◆ TASK PROMPT ◆
Return exactly and only these lines: the first of the listing through the one containing "const fitF = [4.93e-5, 2.77e-5];".

◆ COLLECTED MATERIAL ◆
==========

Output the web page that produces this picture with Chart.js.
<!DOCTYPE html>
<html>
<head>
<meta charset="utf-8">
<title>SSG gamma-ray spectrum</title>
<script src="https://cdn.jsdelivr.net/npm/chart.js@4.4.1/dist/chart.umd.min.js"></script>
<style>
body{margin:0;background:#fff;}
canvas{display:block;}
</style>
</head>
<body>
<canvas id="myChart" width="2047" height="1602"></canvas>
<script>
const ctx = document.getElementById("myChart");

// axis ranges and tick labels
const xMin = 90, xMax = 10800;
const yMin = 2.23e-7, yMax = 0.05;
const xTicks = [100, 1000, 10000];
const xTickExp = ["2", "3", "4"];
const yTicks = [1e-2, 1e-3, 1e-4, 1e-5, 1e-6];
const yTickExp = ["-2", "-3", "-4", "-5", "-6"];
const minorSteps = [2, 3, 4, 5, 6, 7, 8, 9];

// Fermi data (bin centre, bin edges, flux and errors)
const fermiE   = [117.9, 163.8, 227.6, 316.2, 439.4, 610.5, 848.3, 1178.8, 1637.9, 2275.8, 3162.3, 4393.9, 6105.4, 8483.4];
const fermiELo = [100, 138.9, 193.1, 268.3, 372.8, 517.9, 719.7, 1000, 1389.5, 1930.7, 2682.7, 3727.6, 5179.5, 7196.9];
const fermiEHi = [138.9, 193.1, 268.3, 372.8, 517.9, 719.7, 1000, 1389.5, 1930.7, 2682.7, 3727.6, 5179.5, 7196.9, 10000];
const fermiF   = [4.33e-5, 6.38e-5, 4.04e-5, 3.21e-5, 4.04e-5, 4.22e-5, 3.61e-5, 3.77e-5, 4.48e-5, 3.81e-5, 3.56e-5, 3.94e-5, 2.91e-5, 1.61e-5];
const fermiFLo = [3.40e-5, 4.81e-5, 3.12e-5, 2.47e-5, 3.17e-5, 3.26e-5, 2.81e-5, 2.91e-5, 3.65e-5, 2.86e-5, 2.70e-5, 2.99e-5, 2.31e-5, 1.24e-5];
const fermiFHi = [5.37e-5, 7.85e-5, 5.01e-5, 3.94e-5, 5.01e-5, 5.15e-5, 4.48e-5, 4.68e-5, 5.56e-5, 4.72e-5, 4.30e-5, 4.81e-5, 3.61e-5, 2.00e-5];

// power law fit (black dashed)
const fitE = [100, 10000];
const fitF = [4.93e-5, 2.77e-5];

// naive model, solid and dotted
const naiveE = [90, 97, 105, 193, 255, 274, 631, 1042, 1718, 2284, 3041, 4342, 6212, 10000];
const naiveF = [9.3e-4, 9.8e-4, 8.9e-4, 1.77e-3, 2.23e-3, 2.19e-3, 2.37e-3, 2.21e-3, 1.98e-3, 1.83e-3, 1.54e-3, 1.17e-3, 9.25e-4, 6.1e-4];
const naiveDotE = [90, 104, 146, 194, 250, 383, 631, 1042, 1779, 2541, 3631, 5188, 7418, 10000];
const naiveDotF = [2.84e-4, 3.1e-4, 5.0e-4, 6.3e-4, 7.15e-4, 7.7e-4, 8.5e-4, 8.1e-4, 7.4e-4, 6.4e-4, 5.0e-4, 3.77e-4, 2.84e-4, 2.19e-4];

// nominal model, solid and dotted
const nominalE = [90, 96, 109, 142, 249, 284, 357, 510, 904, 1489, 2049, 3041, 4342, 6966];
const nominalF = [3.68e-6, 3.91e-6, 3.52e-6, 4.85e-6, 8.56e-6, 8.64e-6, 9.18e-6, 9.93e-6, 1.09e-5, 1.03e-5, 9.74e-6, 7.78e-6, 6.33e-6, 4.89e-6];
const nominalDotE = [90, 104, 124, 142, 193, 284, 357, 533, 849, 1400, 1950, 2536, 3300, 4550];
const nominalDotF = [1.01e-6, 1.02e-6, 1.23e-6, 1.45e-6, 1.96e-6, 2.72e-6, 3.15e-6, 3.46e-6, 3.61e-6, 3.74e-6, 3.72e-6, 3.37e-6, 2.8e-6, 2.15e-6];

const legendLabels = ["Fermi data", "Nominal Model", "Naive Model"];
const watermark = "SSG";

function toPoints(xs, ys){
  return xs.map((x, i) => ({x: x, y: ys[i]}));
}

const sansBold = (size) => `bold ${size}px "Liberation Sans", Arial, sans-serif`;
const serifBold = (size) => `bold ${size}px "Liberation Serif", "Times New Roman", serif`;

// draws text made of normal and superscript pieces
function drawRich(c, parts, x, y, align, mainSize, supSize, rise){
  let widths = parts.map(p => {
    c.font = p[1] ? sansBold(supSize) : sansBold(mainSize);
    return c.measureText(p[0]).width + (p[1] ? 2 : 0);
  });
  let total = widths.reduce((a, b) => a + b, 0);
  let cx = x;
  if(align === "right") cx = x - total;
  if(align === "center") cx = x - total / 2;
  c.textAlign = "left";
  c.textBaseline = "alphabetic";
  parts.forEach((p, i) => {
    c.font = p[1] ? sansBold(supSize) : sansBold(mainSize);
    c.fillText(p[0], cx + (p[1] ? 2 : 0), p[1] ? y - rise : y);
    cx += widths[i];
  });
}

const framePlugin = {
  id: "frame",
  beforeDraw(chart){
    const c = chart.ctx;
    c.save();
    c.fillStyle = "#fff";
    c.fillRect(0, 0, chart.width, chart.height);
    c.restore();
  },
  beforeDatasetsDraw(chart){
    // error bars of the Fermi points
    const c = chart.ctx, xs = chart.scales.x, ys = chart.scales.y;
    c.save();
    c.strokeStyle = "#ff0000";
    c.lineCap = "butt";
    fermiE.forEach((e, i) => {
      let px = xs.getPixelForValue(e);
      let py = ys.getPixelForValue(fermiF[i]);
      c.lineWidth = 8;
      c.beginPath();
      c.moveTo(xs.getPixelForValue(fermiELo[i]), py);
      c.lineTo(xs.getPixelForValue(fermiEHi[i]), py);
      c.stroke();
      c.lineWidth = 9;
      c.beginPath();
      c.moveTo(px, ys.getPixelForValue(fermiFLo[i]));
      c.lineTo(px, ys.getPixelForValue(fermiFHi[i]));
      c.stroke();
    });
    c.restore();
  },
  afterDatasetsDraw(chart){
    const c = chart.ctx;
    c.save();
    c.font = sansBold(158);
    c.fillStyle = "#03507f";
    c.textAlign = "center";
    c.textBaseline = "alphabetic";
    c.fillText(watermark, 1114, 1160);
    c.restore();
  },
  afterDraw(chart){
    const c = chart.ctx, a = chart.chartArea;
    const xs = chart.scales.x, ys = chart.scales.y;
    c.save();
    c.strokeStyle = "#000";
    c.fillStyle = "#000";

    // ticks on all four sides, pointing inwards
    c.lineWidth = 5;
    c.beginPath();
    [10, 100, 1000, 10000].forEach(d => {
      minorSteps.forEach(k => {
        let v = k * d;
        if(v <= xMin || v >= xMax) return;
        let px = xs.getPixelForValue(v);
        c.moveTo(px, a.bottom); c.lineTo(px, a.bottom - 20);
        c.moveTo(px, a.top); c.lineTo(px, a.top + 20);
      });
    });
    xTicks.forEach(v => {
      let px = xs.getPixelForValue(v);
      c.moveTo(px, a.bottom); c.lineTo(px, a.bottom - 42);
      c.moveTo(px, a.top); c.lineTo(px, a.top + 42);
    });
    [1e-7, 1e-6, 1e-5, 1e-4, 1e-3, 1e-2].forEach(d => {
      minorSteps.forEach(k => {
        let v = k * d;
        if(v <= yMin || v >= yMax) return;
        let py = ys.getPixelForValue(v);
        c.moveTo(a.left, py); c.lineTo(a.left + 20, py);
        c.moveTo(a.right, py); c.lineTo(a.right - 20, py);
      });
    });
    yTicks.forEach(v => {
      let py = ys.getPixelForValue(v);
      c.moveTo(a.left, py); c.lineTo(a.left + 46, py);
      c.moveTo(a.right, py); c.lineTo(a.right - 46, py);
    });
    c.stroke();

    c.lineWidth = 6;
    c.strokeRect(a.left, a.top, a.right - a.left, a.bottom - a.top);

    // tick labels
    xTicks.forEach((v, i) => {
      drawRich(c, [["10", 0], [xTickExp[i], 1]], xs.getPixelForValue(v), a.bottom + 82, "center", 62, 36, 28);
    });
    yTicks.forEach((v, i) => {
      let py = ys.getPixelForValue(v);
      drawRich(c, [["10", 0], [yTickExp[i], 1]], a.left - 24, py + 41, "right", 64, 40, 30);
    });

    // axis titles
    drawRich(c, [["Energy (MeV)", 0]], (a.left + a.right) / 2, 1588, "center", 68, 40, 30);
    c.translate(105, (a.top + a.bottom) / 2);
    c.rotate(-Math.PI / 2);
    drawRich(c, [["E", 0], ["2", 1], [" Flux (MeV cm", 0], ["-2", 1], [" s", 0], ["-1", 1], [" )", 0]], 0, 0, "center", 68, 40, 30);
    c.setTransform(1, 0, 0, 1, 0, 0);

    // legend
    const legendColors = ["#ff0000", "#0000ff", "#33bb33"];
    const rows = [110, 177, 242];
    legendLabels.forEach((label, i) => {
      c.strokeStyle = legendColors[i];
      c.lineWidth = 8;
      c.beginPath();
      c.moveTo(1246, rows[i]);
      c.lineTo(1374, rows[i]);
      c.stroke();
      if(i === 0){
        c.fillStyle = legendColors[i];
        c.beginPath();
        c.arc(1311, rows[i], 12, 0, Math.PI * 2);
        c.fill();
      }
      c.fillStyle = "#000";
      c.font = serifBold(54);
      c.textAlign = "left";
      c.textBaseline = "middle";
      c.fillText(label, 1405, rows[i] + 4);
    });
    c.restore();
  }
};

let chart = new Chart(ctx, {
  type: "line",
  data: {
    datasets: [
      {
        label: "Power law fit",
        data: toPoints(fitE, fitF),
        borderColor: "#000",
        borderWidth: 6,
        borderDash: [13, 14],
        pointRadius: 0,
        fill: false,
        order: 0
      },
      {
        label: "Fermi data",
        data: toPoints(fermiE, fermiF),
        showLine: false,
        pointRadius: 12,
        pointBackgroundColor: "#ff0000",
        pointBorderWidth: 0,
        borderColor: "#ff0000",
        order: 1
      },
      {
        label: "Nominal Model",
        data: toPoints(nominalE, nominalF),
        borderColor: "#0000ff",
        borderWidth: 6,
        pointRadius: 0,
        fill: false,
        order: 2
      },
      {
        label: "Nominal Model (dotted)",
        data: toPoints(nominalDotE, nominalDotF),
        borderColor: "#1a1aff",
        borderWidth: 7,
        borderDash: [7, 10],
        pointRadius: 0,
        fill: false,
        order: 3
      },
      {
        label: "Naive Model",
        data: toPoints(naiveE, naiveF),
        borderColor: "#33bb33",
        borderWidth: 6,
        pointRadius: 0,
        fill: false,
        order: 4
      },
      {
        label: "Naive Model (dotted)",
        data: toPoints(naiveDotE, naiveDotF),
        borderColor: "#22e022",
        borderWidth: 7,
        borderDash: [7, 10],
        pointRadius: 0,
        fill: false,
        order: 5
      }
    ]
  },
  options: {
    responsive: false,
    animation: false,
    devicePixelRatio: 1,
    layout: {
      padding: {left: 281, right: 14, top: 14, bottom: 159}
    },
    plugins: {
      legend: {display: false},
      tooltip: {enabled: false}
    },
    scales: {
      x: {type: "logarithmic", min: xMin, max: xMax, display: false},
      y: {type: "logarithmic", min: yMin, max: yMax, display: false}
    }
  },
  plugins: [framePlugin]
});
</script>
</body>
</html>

==========

◆ ANSWER TO THE EXERCISE ◆
Output the web page that produces this picture with Chart.js.
<!DOCTYPE html>
<html>
<head>
<meta charset="utf-8">
<title>SSG gamma-ray spectrum</title>
<script src="https://cdn.jsdelivr.net/npm/chart.js@4.4.1/dist/chart.umd.min.js"></script>
<style>
body{margin:0;background:#fff;}
canvas{display:block;}
</style>
</head>
<body>
<canvas id="myChart" width="2047" height="1602"></canvas>
<script>
const ctx = document.getElementById("myChart");

// axis ranges and tick labels
const xMin = 90, xMax = 10800;
const yMin = 2.23e-7, yMax = 0.05;
const xTicks = [100, 1000, 10000];
const xTickExp = ["2", "3", "4"];
const yTicks = [1e-2, 1e-3, 1e-4, 1e-5, 1e-6];
const yTickExp = ["-2", "-3", "-4", "-5", "-6"];
const minorSteps = [2, 3, 4, 5, 6, 7, 8, 9];

// Fermi data (bin centre, bin edges, flux and errors)
const fermiE   = [117.9, 163.8, 227.6, 316.2, 439.4, 610.5, 848.3, 1178.8, 1637.9, 2275.8, 3162.3, 4393.9, 6105.4, 8483.4];
const fermiELo = [100, 138.9, 193.1, 268.3, 372.8, 517.9, 719.7, 1000, 1389.5, 1930.7, 2682.7, 3727.6, 5179.5, 7196.9];
const fermiEHi = [138.9, 193.1, 268.3, 372.8, 517.9, 719.7, 1000, 1389.5, 1930.7, 2682.7, 3727.6, 5179.5, 7196.9, 10000];
const fermiF   = [4.33e-5, 6.38e-5, 4.04e-5, 3.21e-5, 4.04e-5, 4.22e-5, 3.61e-5, 3.77e-5, 4.48e-5, 3.81e-5, 3.56e-5, 3.94e-5, 2.91e-5, 1.61e-5];
const fermiFLo = [3.40e-5, 4.81e-5, 3.12e-5, 2.47e-5, 3.17e-5, 3.26e-5, 2.81e-5, 2.91e-5, 3.65e-5, 2.86e-5, 2.70e-5, 2.99e-5, 2.31e-5, 1.24e-5];
const fermiFHi = [5.37e-5, 7.85e-5, 5.01e-5, 3.94e-5, 5.01e-5, 5.15e-5, 4.48e-5, 4.68e-5, 5.56e-5, 4.72e-5, 4.30e-5, 4.81e-5, 3.61e-5, 2.00e-5];

// power law fit (black dashed)
const fitE = [100, 10000];
const fitF = [4.93e-5, 2.77e-5];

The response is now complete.